What you will do :: Pull out every line in the data that has the string "chart" in it.

Source material ::
▼

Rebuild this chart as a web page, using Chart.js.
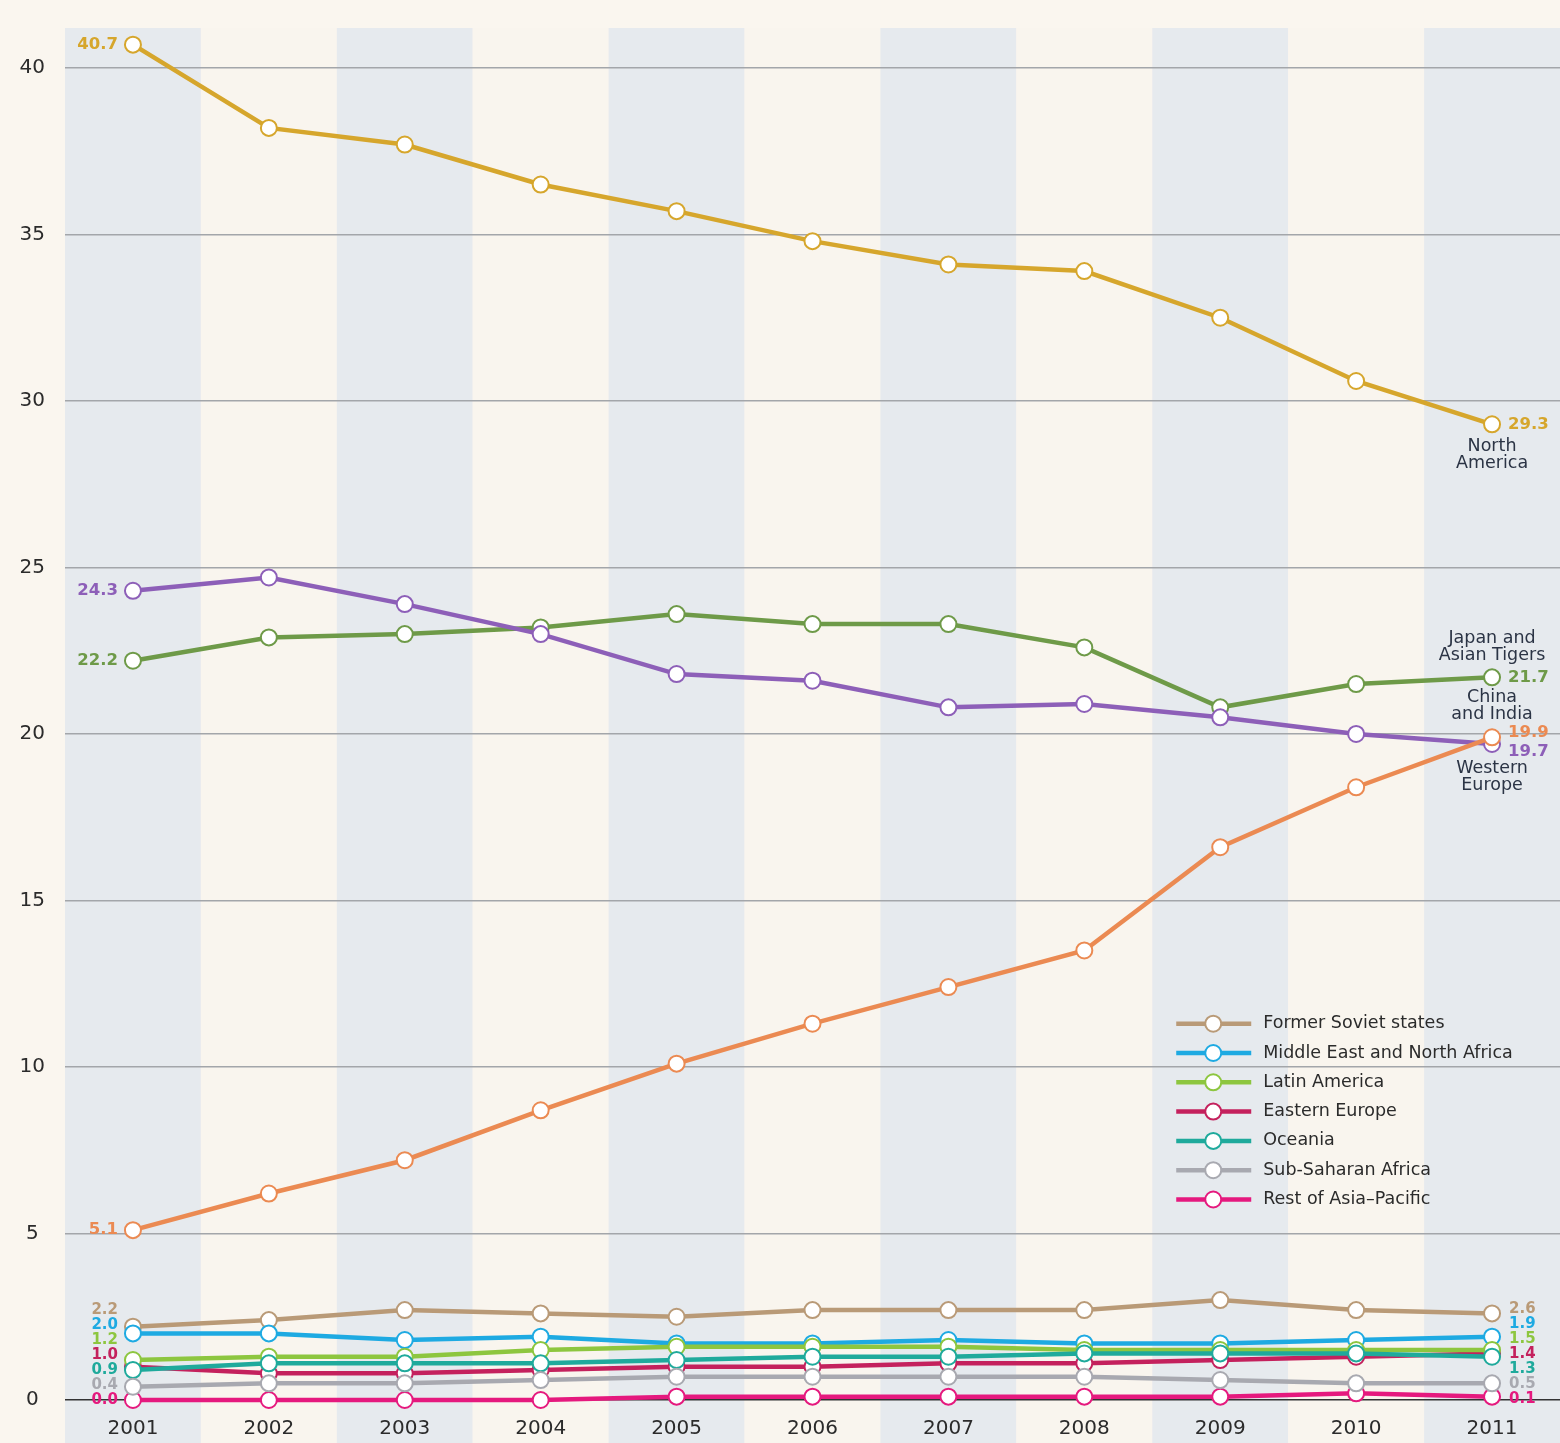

▲
▼

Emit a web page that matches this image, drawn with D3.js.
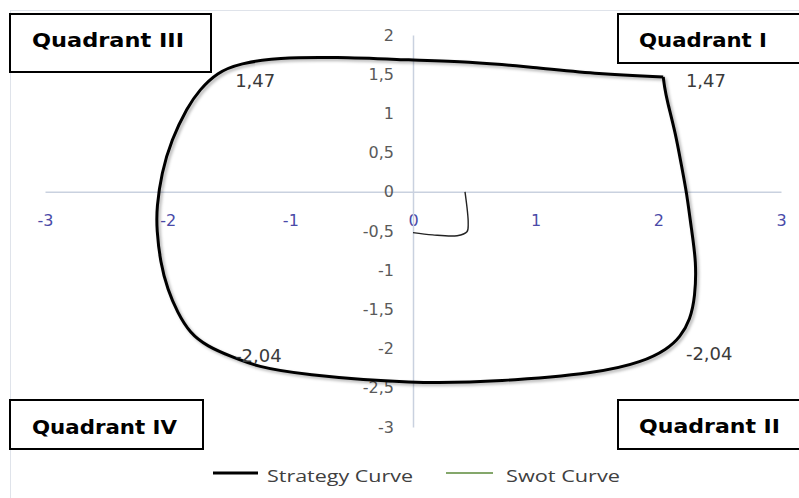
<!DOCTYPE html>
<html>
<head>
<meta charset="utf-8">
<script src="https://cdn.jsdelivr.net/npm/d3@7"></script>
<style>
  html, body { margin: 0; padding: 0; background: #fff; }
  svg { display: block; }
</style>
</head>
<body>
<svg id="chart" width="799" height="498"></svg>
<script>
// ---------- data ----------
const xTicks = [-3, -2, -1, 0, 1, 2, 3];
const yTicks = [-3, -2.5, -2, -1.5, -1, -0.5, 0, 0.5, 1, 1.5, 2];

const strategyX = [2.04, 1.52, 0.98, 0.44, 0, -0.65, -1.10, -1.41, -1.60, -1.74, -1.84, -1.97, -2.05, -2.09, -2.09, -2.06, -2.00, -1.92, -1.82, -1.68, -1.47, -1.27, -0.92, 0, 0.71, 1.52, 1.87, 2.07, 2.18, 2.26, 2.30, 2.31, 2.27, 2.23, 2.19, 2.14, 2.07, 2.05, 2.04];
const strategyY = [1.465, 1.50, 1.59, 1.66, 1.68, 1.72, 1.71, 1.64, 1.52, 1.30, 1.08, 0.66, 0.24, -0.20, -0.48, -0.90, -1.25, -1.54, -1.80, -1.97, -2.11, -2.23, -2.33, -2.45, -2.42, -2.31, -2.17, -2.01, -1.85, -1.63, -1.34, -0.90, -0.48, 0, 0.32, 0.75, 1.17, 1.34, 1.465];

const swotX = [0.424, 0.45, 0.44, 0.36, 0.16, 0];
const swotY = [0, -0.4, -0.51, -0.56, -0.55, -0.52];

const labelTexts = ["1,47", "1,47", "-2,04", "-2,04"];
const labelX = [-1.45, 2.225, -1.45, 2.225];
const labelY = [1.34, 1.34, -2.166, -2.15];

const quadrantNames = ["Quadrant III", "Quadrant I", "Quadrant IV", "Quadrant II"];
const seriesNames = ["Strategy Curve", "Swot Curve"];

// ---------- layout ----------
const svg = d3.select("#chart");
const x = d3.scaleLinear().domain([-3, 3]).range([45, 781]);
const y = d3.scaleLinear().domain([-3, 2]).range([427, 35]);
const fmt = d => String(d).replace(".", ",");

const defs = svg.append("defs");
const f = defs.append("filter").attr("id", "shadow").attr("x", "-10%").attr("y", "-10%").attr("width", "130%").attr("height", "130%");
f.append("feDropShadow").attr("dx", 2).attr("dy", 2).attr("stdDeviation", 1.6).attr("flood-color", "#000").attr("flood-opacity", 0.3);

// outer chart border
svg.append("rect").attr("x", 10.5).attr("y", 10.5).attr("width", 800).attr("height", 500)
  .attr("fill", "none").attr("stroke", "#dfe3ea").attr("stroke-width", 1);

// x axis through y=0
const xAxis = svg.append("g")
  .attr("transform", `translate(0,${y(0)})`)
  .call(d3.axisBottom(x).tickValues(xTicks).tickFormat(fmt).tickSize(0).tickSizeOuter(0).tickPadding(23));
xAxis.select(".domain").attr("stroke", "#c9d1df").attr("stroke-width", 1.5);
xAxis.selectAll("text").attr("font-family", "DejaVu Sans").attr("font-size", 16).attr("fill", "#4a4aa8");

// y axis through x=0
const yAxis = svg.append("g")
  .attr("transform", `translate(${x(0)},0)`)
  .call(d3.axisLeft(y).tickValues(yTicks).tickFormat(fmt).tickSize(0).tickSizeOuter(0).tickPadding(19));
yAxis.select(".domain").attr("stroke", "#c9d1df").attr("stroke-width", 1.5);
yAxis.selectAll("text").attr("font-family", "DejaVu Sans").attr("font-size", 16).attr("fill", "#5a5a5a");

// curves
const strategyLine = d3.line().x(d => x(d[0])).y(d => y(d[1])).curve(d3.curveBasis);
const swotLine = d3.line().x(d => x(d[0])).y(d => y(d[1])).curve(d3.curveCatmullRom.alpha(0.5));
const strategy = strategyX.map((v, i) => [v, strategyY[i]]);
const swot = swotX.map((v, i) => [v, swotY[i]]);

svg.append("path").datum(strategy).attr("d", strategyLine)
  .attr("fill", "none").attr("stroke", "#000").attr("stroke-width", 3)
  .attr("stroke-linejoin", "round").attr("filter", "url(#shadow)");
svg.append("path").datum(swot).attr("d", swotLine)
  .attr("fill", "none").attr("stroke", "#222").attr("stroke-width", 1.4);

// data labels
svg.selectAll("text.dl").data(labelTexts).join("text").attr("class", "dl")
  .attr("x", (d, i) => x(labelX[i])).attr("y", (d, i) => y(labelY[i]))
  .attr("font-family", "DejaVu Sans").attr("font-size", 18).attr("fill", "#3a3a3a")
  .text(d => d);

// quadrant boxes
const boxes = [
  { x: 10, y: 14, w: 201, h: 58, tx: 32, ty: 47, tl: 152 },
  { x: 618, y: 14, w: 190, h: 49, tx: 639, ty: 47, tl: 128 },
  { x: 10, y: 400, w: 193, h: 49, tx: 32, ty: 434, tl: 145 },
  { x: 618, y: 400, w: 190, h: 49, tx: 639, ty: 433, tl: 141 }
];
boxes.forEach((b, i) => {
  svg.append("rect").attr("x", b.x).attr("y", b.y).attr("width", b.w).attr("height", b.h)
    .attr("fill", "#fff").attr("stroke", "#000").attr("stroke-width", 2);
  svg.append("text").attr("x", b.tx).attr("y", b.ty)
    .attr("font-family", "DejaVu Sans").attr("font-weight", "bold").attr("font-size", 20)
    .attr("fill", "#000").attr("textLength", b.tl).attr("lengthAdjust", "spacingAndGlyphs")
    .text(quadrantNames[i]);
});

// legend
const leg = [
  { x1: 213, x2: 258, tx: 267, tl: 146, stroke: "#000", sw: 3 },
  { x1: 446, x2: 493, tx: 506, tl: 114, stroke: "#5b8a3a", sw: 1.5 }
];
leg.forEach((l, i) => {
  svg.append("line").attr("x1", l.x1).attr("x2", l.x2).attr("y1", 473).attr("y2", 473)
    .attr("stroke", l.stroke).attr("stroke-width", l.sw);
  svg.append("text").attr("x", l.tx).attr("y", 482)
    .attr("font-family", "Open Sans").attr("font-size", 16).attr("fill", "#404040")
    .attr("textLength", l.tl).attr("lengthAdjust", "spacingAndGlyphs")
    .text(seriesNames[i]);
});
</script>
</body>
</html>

▲
▼

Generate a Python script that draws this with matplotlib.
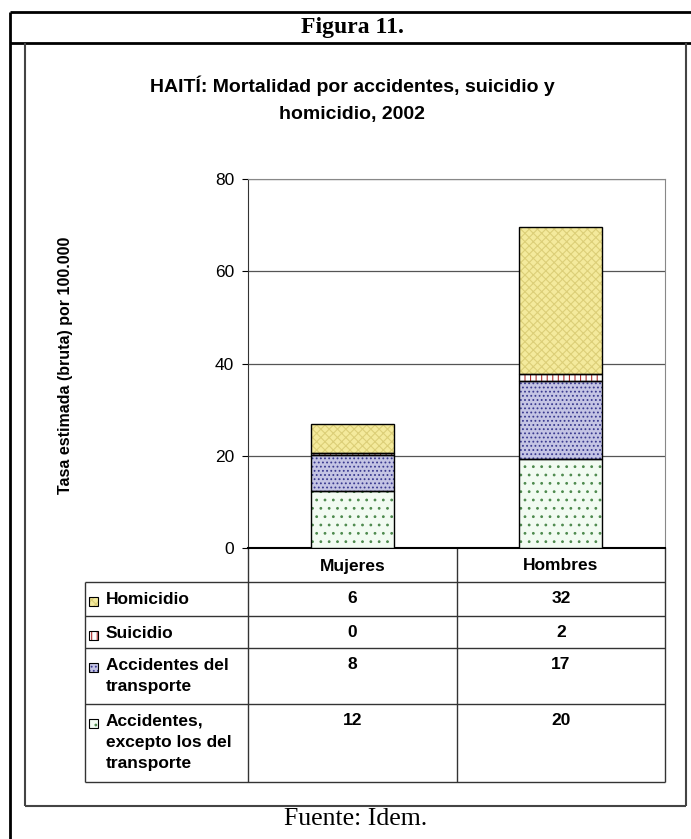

▲

Task result ::
Rebuild this chart as a web page, using Chart.js.
<svg id="chart" width="799" height="498"></svg>
const svg = d3.select("#chart");
// outer chart border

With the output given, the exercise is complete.